Developing a New Field

Between 2012 and 2018, Bradley also worked as a reporter on the American Law Institute’s influential fourth Restatement of the Foreign Relations Law of the United States, a successor to the third Restatement that had been published in 1987. Early in his career, Bradley criticized aspects of the third Restatement, and he was delighted by the opportunity to work on the fourth Restatement, which he called “a privilege.”

As part of that process, the group sought the perspectives of scholars and government officials from other countries—and the experience deepened Bradley’s appreciation for the value of comparative study.

“It got me thinking pretty quickly that a lot of constitutional democracies are struggling with some of the same foreign relations law questions we are in the US,” he said.

Although scholars—including Tom Ginsburg, the Law School’s Leo Spitz Professor of International Law—were engaged in comparative work on general issues of constitutional law, there was “no sustained thinking about how to do that in foreign relations law,” Bradley said.

So, in 2015, Bradley launched a series of conferences that brought together leading foreign relations law scholars from around the world.
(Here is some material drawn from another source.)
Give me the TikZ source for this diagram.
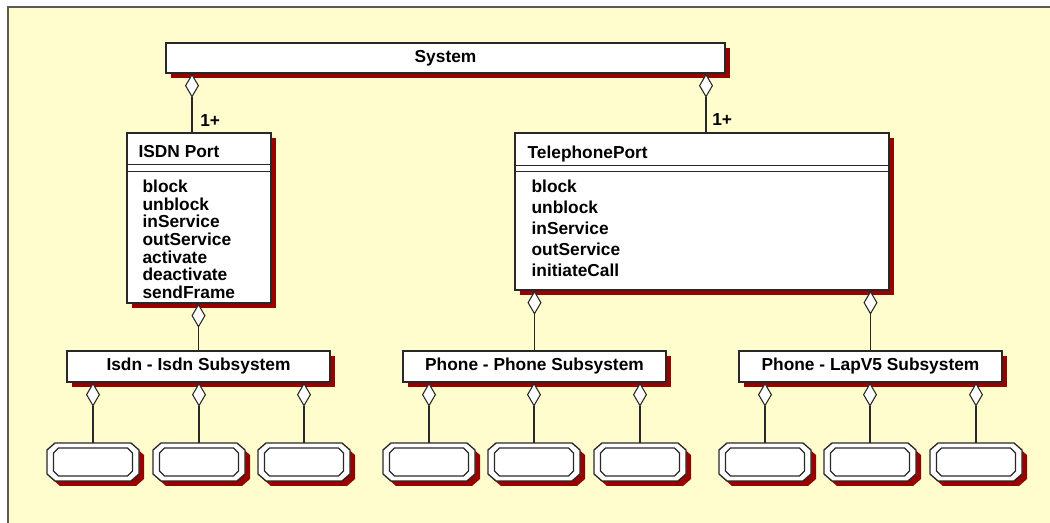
\documentclass[tikz,border=0pt]{standalone}
\usepackage{fontspec}
\setmainfont{Liberation Sans}
\usetikzlibrary{arrows.meta,shadows,calc}
\definecolor{pagebg}{RGB}{255,252,205}
\definecolor{shadowred}{RGB}{153,0,0}
\definecolor{edge}{RGB}{40,40,40}
\definecolor{frame}{RGB}{90,90,82}

% chamfered object box with a double outline and a red shadow
\newcommand\octagonbox[3]{%
  \begin{scope}[shift={(#2,#3)}]
    \fill[shadowred,shift={(5,5)}] (-38,-19) -- (38,-19) -- (46,-12) -- (46,12) -- (38,19) -- (-38,19) -- (-46,12) -- (-46,-12) -- cycle;
    \draw[edge,line width=1pt,fill=white] (-38,-19) -- (38,-19) -- (46,-12) -- (46,12) -- (38,19) -- (-38,19) -- (-46,12) -- (-46,-12) -- cycle;
    \draw[edge,line width=1pt] (-34.5,-14) -- (34.5,-14) -- (39.5,-9) -- (39.5,9) -- (34.5,14) -- (-34.5,14) -- (-39.5,9) -- (-39.5,-9) -- cycle;
  \end{scope}
  \node[inner sep=0pt, minimum width=69pt, minimum height=28.5pt] (#1) at (#2,#3) {};
}

\begin{document}
\begin{tikzpicture}[x=0.75pt,y=-0.75pt,
  font=\fontsize{13pt}{15pt}\selectfont\bfseries,
  box/.style={draw=edge, line width=1pt, fill=white, inner sep=0pt,
    drop shadow={shadow xshift=3.75pt, shadow yshift=-3.75pt, fill=shadowred, opacity=1}},
  subbox/.style={box, minimum width=197.25pt, minimum height=23.25pt},
  sepline/.style={draw=edge, line width=0.9pt},
  agg/.style={draw=edge, line width=0.8pt,
    arrows={Diamond[fill=white,length=18pt,width=10.5pt]-}},
  lbl/.style={anchor=base west, inner sep=0pt}]

\useasboundingbox (0,0) rectangle (1050,523);
\fill[pagebg] (7,7) rectangle (1070,540);
\draw[frame, line width=1.5pt] (7.5,540) -- (7.5,7.5) -- (1070,7.5);

% top level class
\node[box, minimum width=419.25pt, minimum height=22.5pt] (sys) at (445.5,58) {System};

% ISDN port class
\node[box, minimum width=108pt, minimum height=127.5pt] (isdn) at (199,218) {};
\draw[sepline] ($(isdn.north west)+(0,32)$) -- ($(isdn.north east)+(0,32)$);
\draw[sepline] ($(isdn.north west)+(0,39)$) -- ($(isdn.north east)+(0,39)$);
\node[lbl] (isdnTitle) at ($(isdn.north west)+(12,25)$) {ISDN Port};
\foreach \t [count=\i from 0] in {block,unblock,inService,outService,activate,deactivate,sendFrame}
  \node[lbl] (isdnop\i) at ($(isdn.north west)+(16,60+17.7*\i)$) {\t};

% telephone port class
\node[box, minimum width=280.5pt, minimum height=117.75pt] (tel) at (702,211.5) {};
\draw[sepline] ($(tel.north west)+(0,33)$) -- ($(tel.north east)+(0,33)$);
\draw[sepline] ($(tel.north west)+(0,39)$) -- ($(tel.north east)+(0,39)$);
\node[lbl] (telTitle) at ($(tel.north west)+(13,26)$) {TelephonePort};
\foreach \t [count=\i from 0] in {block,unblock,inService,outService,initiateCall}
  \node[lbl] (telop\i) at ($(tel.north west)+(17,60+21*\i)$) {\t};

% subsystems
\node[subbox] (isdnsub) at (198.5,366.5) {Isdn - Isdn Subsystem};
\node[subbox] (phonesub) at (534.5,366.5) {Phone - Phone Subsystem};
\node[subbox] (lapsub) at (870.5,366.5) {Phone - LapV5 Subsystem};

% objects of each subsystem
\octagonbox{ia}{93}{462}
\octagonbox{ib}{199}{462}
\octagonbox{ic}{304}{462}
\octagonbox{pa}{429}{462}
\octagonbox{pb}{534}{462}
\octagonbox{pc}{640}{462}
\octagonbox{la}{765}{462}
\octagonbox{lb}{870}{462}
\octagonbox{lc}{976}{462}

% aggregations
\coordinate (isdnIn) at ($(isdn.north)+(-7,0)$);
\coordinate (telIn) at ($(tel.north)+(4,0)$);
\draw[agg] (isdnIn |- sys.south) -- (isdnIn);
\draw[agg] (telIn |- sys.south) -- (telIn);
\node[lbl] (mIsdn) at (200,127) {1+};
\node[lbl] (mTel) at (712,126) {1+};

\draw[agg] (isdnsub.north |- isdn.south) -- (isdnsub.north);
\draw[agg] (phonesub.north |- tel.south) -- (phonesub.north);
\draw[agg] (lapsub.north |- tel.south) -- (lapsub.north);

\foreach \s/\a/\b/\c in {isdnsub/ia/ib/ic, phonesub/pa/pb/pc, lapsub/la/lb/lc} {
  \draw[agg] (\a.north |- \s.south) -- (\a.north);
  \draw[agg] (\b.north |- \s.south) -- (\b.north);
  \draw[agg] (\c.north |- \s.south) -- (\c.north);
}
\end{tikzpicture}
\end{document}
He applied for, and won, $200,000 in funding through a prestigious Andrew Carnegie Fellowship and held events in Japan, South Africa, and Europe. Those symposia led to The Oxford Handbook of Comparative Foreign Relations Law, which was published in July 2019. It contains 46 chapters that include empirically focused research, theoretical work, and in-depth case studies representing a variety of perspectives. (Ginsburg is among the contributors.)

“In the first section of this book [we explore]: What is foreign relations law? What is comparative foreign relations law? How do you study it as a scholar? And to my delight, there are different views about that in the book,” Bradley said. “What’s exciting is that we don’t have to agree exactly how to define the field or even where it should go. My hope was just to get it started.”
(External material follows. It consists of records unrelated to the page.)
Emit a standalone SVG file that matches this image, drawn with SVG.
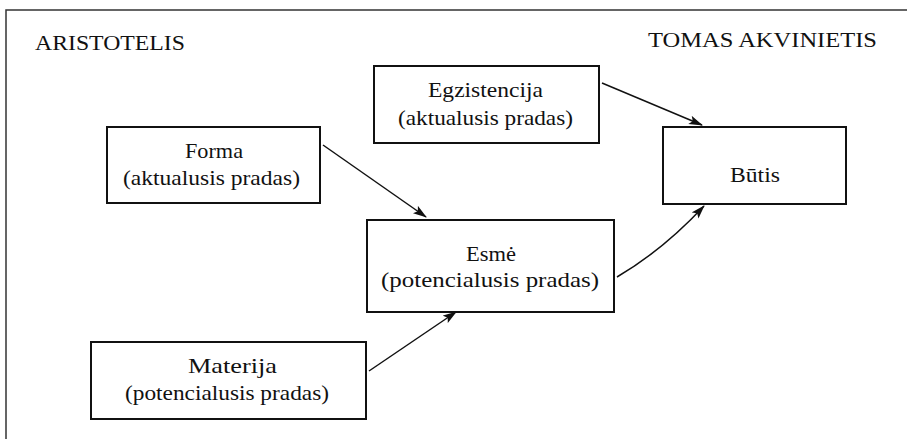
<svg xmlns="http://www.w3.org/2000/svg" width="907" height="439" viewBox="0 0 907 439">
<style>
  .box { fill: #fff; stroke: #111; stroke-width: 2; }
  .conn { fill: none; stroke: #111; stroke-width: 1.5; }
  .frame { fill: none; stroke: #333; stroke-width: 1.5; }
</style>
<defs>
  <marker id="arr" viewBox="0 0 14 10" refX="13" refY="5" markerWidth="14" markerHeight="10" markerUnits="userSpaceOnUse" orient="auto">
    <path d="M0,0.5 L14,5 L0,9.5 L3,5 Z" fill="#111"/>
  </marker>
</defs>
<rect width="907" height="439" fill="#fff"/>
<path class="frame" d="M6,439 L6,10 L907,10"/>
<g font-family="'Liberation Serif', Tinos, 'Times New Roman', 'Noto Serif', 'DejaVu Serif', serif" font-size="21" fill="#111">
<text x="35" y="50" textLength="150" lengthAdjust="spacingAndGlyphs">ARISTOTELIS</text>
<text x="648" y="47" textLength="229" lengthAdjust="spacingAndGlyphs">TOMAS AKVINIETIS</text>

<g id="egzistencija">
  <rect class="box" x="374" y="66" width="225" height="77"/>
  <text x="428" y="97" textLength="115" lengthAdjust="spacingAndGlyphs">Egzistencija</text>
  <text x="398" y="125" textLength="175" lengthAdjust="spacingAndGlyphs">(aktualusis pradas)</text>
</g>
<g id="forma">
  <rect class="box" x="107" y="127" width="213" height="76"/>
  <text x="185" y="158" textLength="58" lengthAdjust="spacingAndGlyphs">Forma</text>
  <text x="123" y="185" textLength="177" lengthAdjust="spacingAndGlyphs">(aktualusis pradas)</text>
</g>
<g id="esme">
  <rect class="box" x="367" y="220" width="247" height="92"/>
  <text x="466" y="261" textLength="50" lengthAdjust="spacingAndGlyphs">Esmė</text>
  <text x="381" y="287" textLength="218" lengthAdjust="spacingAndGlyphs">(potencialusis pradas)</text>
</g>
<g id="butis">
  <rect class="box" x="663" y="127" width="183" height="77"/>
  <text x="730" y="182" textLength="50" lengthAdjust="spacingAndGlyphs">Būtis</text>
</g>
<g id="materija">
  <rect class="box" x="91" y="342" width="275" height="77"/>
  <text x="188" y="373" textLength="89" lengthAdjust="spacingAndGlyphs">Materija</text>
  <text x="125" y="400" textLength="204" lengthAdjust="spacingAndGlyphs">(potencialusis pradas)</text>
</g>
</g>

<g id="connectors">
  <path class="conn" marker-end="url(#arr)" d="M323,145 L426,217"/>
  <path class="conn" marker-end="url(#arr)" d="M602,83 L702,125"/>
  <path class="conn" marker-end="url(#arr)" d="M617,277 Q663,250 704,206"/>
  <path class="conn" marker-end="url(#arr)" d="M369,371 Q412,342 456,312"/>
</g>
</svg>
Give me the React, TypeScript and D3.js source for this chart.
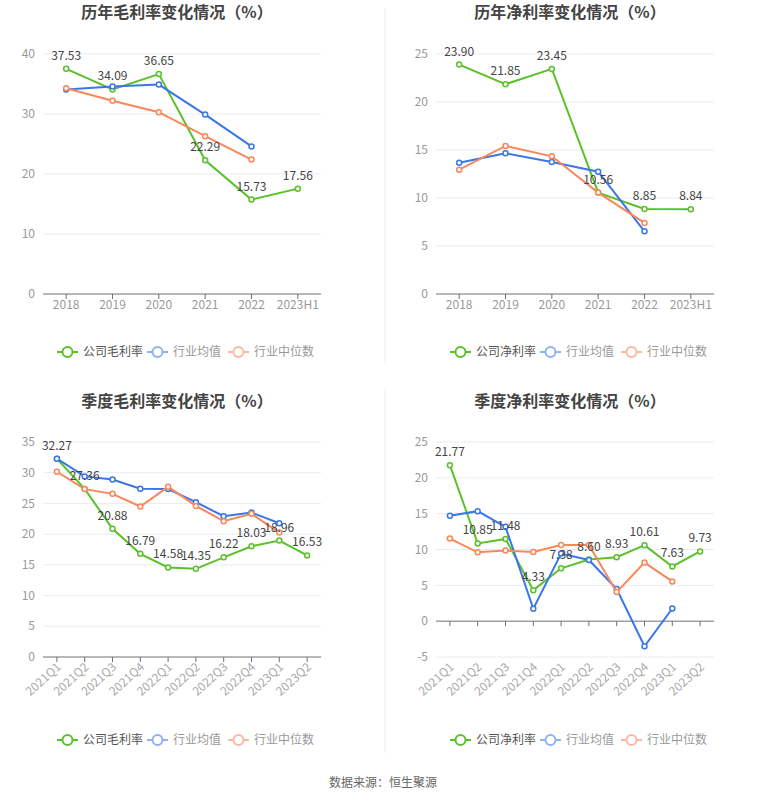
import * as d3 from 'd3';
import React, { useEffect, useRef } from 'react';

const years = ['2018', '2019', '2020', '2021', '2022', '2023H1'];
const quarters = ['2021Q1', '2021Q2', '2021Q3', '2021Q4', '2022Q1', '2022Q2', '2022Q3', '2022Q4', '2023Q1', '2023Q2'];

const yearGross = [37.53, 34.09, 36.65, 22.29, 15.73, 17.56];
const yearGrossAvg = [34.1, 34.6, 34.9, 29.9, 24.6, null];
const yearGrossMed = [34.3, 32.2, 30.3, 26.3, 22.4, null];

const yearNet = [23.9, 21.85, 23.45, 10.56, 8.85, 8.84];
const yearNetAvg = [13.68, 14.65, 13.75, 12.74, 6.53, null];
const yearNetMed = [12.95, 15.42, 14.34, 10.56, 7.4, null];

const qGross = [32.27, 27.36, 20.88, 16.79, 14.58, 14.35, 16.22, 18.03, 18.96, 16.53];
const qGrossAvg = [32.28, 29.4, 28.9, 27.38, 27.33, 25.2, 22.92, 23.52, 21.77, null];
const qGrossMed = [30.16, 27.33, 26.56, 24.5, 27.7, 24.6, 22.1, 23.3, 20.25, null];

const qNet = [21.77, 10.85, 11.48, 4.33, 7.38, 8.6, 8.93, 10.61, 7.63, 9.73];
const qNetAvg = [14.7, 15.35, 13.16, 1.73, 9.43, 8.54, 4.48, -3.5, 1.77, null];
const qNetMed = [11.53, 9.61, 9.85, 9.66, 10.64, 10.64, 4.06, 8.17, 5.55, null];

const grossLegend = ['公司毛利率', '行业均值', '行业中位数'];
const netLegend = ['公司净利率', '行业均值', '行业中位数'];

const colors = ['#5ac12b', '#3a77e6', '#f8875a'];
const legendColors = ['#5ac12b', '#8fb2f1', '#fbb9a0'];
const legendText = ['#555', '#999', '#999'];
const FONT = '"Noto Sans CJK SC", "Noto Sans", sans-serif';

interface PanelCfg {
    title: string;
    cats: string[];
    series: (number | null)[][];
    legend: string[];
    domain: [number, number];
    step: number;
    x0: number;
    x1: number;
    yTop: number;
    yBottom: number;
    titleY: number;
    legendY: number;
    rotate: boolean;
}

const panels: PanelCfg[] = [
    { title: '历年毛利率变化情况（%）', cats: years, series: [yearGross, yearGrossAvg, yearGrossMed], legend: grossLegend, domain: [0, 40], step: 10, x0: 43, x1: 321, yTop: 54, yBottom: 294, titleY: 12, legendY: 352, rotate: false },
    { title: '历年净利率变化情况（%）', cats: years, series: [yearNet, yearNetAvg, yearNetMed], legend: netLegend, domain: [0, 25], step: 5, x0: 436, x1: 714, yTop: 54, yBottom: 294, titleY: 12, legendY: 352, rotate: false },
    { title: '季度毛利率变化情况（%）', cats: quarters, series: [qGross, qGrossAvg, qGrossMed], legend: grossLegend, domain: [0, 35], step: 5, x0: 43, x1: 321, yTop: 442, yBottom: 657, titleY: 401, legendY: 740, rotate: true },
    { title: '季度净利率变化情况（%）', cats: quarters, series: [qNet, qNetAvg, qNetMed], legend: netLegend, domain: [-5, 25], step: 5, x0: 436, x1: 714, yTop: 442, yBottom: 657, titleY: 401, legendY: 740, rotate: true },
];

const App = () => {
    const svgRef = useRef<SVGSVGElement | null>(null);

    useEffect(() => {
        document.body.style.margin = '0';
        const svg = d3.select(svgRef.current);
        svg.selectAll('*').remove();
        svg.attr('width', 765).attr('height', 801).style('font-family', FONT).style('background', '#fff');

        // divider lines
        svg.append('line').attr('x1', 385).attr('x2', 385).attr('y1', 8).attr('y2', 364).attr('stroke', '#eee');
        svg.append('line').attr('x1', 385).attr('x2', 385).attr('y1', 388).attr('y2', 753).attr('stroke', '#eee');

        panels.forEach((p) => {
            const g = svg.append('g');
            const x = d3.scalePoint().domain(p.cats).range([p.x0, p.x1]).padding(0.5);
            const band = (p.x1 - p.x0) / p.cats.length;
            const y = d3.scaleLinear().domain(p.domain).range([p.yBottom, p.yTop]);
            const ticks = d3.range(p.domain[0], p.domain[1] + 0.001, p.step);

            g.append('text')
                .attr('x', (p.x0 + p.x1) / 2 - 5)
                .attr('y', p.titleY)
                .attr('dy', '0.35em')
                .attr('text-anchor', 'middle')
                .attr('font-size', 16)
                .attr('font-weight', 'bold')
                .attr('fill', '#444')
                .text(p.title);

            // grid
            g.selectAll('.grid')
                .data(ticks.filter((t) => t !== 0))
                .join('line')
                .attr('x1', p.x0)
                .attr('x2', p.x1)
                .attr('y1', (d) => y(d))
                .attr('y2', (d) => y(d))
                .attr('stroke', '#e8ecf4');

            g.selectAll('.ylab')
                .data(ticks)
                .join('text')
                .attr('x', p.x0 - 8)
                .attr('y', (d) => y(d))
                .attr('dy', '0.35em')
                .attr('text-anchor', 'end')
                .attr('font-size', 12)
                .attr('fill', '#999')
                .text((d) => d);

            // axis line at zero
            const y0 = y(0);
            g.append('line').attr('x1', p.x0).attr('x2', p.x1).attr('y1', y0).attr('y2', y0).attr('stroke', '#6e7079');
            g.selectAll('.tick')
                .data(p.cats)
                .join('line')
                .attr('x1', (d) => x(d)!)
                .attr('x2', (d) => x(d)!)
                .attr('y1', y0)
                .attr('y2', y0 + 5)
                .attr('stroke', '#6e7079');

            if (p.rotate) {
                g.selectAll('.xlab')
                    .data(p.cats)
                    .join('text')
                    .attr('transform', (d) => `translate(${x(d)! + 2},${p.yBottom + 8}) rotate(-42)`)
                    .attr('text-anchor', 'end')
                    .attr('dy', '0.35em')
                    .attr('font-size', 12)
                    .attr('fill', '#aaa')
                    .text((d) => d);
            } else {
                g.selectAll('.xlab')
                    .data(p.cats)
                    .join('text')
                    .attr('x', (d) => x(d)!)
                    .attr('y', p.yBottom + 11)
                    .attr('dy', '0.35em')
                    .attr('text-anchor', 'middle')
                    .attr('font-size', 12)
                    .attr('fill', '#999')
                    .text((d) => d);
            }

            const line = d3
                .line<number | null>()
                .defined((d) => d !== null)
                .x((_, i) => x(p.cats[i])!)
                .y((d) => y(d as number));

            p.series.forEach((s, si) => {
                g.append('path').attr('d', line(s)).attr('fill', 'none').attr('stroke', colors[si]).attr('stroke-width', 2);
                g.selectAll(`.pt${si}`)
                    .data(s.map((v, i) => ({ v, i })).filter((d) => d.v !== null))
                    .join('circle')
                    .attr('cx', (d) => x(p.cats[d.i])!)
                    .attr('cy', (d) => y(d.v as number))
                    .attr('r', 2.5)
                    .attr('fill', '#fff')
                    .attr('stroke', colors[si])
                    .attr('stroke-width', 1.5);
            });

            g.selectAll('.vlab')
                .data(p.series[0].map((v, i) => ({ v, i })))
                .join('text')
                .attr('x', (d) => x(p.cats[d.i])!)
                .attr('y', (d) => y(d.v as number) - 9)
                .attr('text-anchor', 'middle')
                .attr('font-size', 12)
                .attr('fill', '#444')
                .text((d) => (d.v as number).toFixed(2));

            // legend
            const offs = [14, 104, 185];
            p.legend.forEach((name, li) => {
                const lx = p.x0 + offs[li];
                const lg = g.append('g');
                lg.append('line').attr('x1', lx).attr('x2', lx + 21).attr('y1', p.legendY).attr('y2', p.legendY).attr('stroke', legendColors[li]).attr('stroke-width', 2);
                lg.append('circle').attr('cx', lx + 10.5).attr('cy', p.legendY).attr('r', 5).attr('fill', '#fff').attr('stroke', legendColors[li]).attr('stroke-width', 2);
                lg.append('text').attr('x', lx + 26).attr('y', p.legendY).attr('dy', '0.35em').attr('font-size', 12).attr('fill', legendText[li]).text(name);
            });
            void band;
        });

        svg.append('text')
            .attr('x', 383)
            .attr('y', 783)
            .attr('dy', '0.35em')
            .attr('text-anchor', 'middle')
            .attr('font-size', 12)
            .attr('fill', '#666')
            .text('数据来源：恒生聚源');
    });

    return <svg ref={svgRef} />;
};

export default App;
Bradley said collaboration and debate have always been essential to his scholarly work. He describes himself as “a big conference person,” and said the University of Chicago’s emphasis on both interdisciplinarity and varied perspectives were a big part of what drew him the Law School.

“That is how you get genuine innovation in ideas,” he said. “The prospect of being a part of that innovative community is enormously appealing to me.”